Em 2010, no fim do seu segundo mandato, Lula editou uma medida provisória, aprovada sem alterações no ano seguinte, primeiro da gestão da ex-presidente Dilma Rousseff (PT), para permitir que o governo pudesse abrir escritórios da Embrapa no exterior. O objetivo era dar à estatal flexibilidade para fornecer tecnologias a países com os quais o Brasil havia feito acordos. Exemplo disso foi o memorando assinado com Gana, em 2006, para abrir escritório local da Embrapa no país africano, o que não ocorreu devido às limitações legais.

Transferência de tecnologia cria riscos para a competitividade brasileira, disse senador
A abertura de filiais da empresa fora do país era uma parte importante da política externa nos governos petistas. Antes da medida provisória aprovada, a Embrapa criou laboratórios virtuais (Labex) focados na pesquisa avançada de Europa e Estados Unidos. Em paralelo, a estatal também mantinha parcerias com laboratórios africanos para transferir tecnologia. Na época, o senador Edison Lobão Filho (MDB-MA), então relator no Senado da medida provisória, que se tornou a Lei 12.383 em março de 2011, alertou para “riscos envolvidos na transferência de conhecimento fundamental à competitividade nacional”.

Esses riscos podem vir do deslocamento no longo prazo para a África do eixo de fornecimento de soja para a China concentrado hoje nos Estados Unidos e no Brasil, em volumes semelhantes para cada um.

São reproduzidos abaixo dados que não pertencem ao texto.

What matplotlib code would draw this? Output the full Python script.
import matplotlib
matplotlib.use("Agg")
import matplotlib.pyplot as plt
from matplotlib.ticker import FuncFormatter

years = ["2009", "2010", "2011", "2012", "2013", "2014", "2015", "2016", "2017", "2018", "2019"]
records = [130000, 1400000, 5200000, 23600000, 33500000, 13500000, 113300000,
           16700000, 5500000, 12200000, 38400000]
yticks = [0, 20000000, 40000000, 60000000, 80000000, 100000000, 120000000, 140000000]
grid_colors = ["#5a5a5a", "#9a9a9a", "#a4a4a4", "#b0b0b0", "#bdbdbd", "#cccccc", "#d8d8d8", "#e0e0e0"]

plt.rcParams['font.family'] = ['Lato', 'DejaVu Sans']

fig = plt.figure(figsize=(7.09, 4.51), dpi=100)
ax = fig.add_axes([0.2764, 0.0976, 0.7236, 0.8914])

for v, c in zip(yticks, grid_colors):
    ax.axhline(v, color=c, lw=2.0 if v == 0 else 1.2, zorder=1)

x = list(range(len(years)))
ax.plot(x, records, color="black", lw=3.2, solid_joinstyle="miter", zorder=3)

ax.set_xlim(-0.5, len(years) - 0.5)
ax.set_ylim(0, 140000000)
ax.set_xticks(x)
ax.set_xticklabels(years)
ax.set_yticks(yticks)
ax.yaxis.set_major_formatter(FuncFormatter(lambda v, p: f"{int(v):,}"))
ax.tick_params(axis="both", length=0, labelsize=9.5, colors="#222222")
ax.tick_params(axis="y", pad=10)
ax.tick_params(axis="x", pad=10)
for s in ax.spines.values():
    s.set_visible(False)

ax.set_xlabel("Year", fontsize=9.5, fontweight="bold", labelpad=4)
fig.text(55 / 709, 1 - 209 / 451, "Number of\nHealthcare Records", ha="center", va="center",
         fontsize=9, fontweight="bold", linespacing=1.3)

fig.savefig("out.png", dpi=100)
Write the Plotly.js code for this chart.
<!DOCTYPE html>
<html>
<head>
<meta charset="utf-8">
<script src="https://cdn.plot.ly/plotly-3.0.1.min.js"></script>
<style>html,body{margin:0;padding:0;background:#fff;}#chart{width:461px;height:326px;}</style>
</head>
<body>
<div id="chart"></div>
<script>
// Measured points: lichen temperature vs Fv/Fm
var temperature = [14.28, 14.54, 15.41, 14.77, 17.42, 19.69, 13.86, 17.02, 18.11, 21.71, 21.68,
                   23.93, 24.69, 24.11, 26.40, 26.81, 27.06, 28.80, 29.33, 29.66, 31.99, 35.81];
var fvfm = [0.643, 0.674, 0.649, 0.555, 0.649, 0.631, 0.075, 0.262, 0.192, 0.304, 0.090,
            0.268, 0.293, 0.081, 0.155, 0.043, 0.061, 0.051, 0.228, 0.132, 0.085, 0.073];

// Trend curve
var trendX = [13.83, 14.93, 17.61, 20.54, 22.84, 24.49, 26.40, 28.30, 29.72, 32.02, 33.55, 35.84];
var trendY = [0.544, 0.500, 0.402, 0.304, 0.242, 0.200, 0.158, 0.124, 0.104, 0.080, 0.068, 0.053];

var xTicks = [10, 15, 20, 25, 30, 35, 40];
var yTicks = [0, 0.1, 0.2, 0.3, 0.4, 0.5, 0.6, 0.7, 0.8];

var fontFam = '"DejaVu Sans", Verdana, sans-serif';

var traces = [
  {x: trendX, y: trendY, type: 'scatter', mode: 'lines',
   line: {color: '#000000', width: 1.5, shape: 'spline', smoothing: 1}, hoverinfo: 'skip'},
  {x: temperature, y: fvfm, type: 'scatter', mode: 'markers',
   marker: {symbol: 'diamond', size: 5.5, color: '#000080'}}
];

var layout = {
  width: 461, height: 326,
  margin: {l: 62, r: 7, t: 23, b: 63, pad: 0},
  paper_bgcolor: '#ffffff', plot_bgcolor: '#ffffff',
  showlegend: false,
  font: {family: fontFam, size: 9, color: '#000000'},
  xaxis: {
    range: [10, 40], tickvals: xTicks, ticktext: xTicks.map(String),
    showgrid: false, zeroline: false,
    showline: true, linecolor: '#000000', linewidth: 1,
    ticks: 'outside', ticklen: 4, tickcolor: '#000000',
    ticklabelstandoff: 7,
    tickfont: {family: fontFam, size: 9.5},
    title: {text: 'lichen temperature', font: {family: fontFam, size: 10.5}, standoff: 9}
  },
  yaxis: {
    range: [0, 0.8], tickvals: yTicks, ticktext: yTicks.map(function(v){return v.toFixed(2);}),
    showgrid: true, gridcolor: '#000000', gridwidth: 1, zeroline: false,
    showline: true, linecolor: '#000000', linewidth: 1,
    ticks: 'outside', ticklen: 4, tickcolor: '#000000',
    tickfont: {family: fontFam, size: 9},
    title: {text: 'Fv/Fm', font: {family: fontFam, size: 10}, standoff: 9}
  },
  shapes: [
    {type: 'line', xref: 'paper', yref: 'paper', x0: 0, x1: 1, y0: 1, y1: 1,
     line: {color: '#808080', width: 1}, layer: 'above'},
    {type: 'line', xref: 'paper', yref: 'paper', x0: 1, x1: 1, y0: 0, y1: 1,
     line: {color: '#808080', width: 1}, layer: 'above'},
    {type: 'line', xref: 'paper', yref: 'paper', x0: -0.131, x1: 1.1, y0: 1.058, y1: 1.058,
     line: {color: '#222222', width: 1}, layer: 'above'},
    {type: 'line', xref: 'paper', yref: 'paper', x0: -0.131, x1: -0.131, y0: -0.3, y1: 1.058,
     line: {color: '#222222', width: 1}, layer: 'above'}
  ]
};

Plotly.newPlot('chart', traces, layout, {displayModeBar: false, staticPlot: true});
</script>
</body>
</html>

Um alerta para isso foi o acordo de compra de soja entre China e Tanzânia firmado em outubro de 2020. Cerca de 70% das 130 milhões de toneladas anuais de soja colhidas no Brasil é exportada para a China, enquanto a Tanzânia exporta seis milhões.

Embora os volumes indiquem poucas mudanças, trata-se do avanço na diversificação de parceiros agrícolas por parte dos chineses, dentro de uma estratégia para reduzir a dependência dos principais fornecedores. A partir do ano 2000, a China firmou dezenas de acordos no âmbito do Fórum de Cooperação China-África (Focac), visando fortalecer relações comerciais, sobretudo envolvendo soja e outros grãos, via investimentos bilionários. A Tanzânia era o último país africano sem tratado agrícola com a China.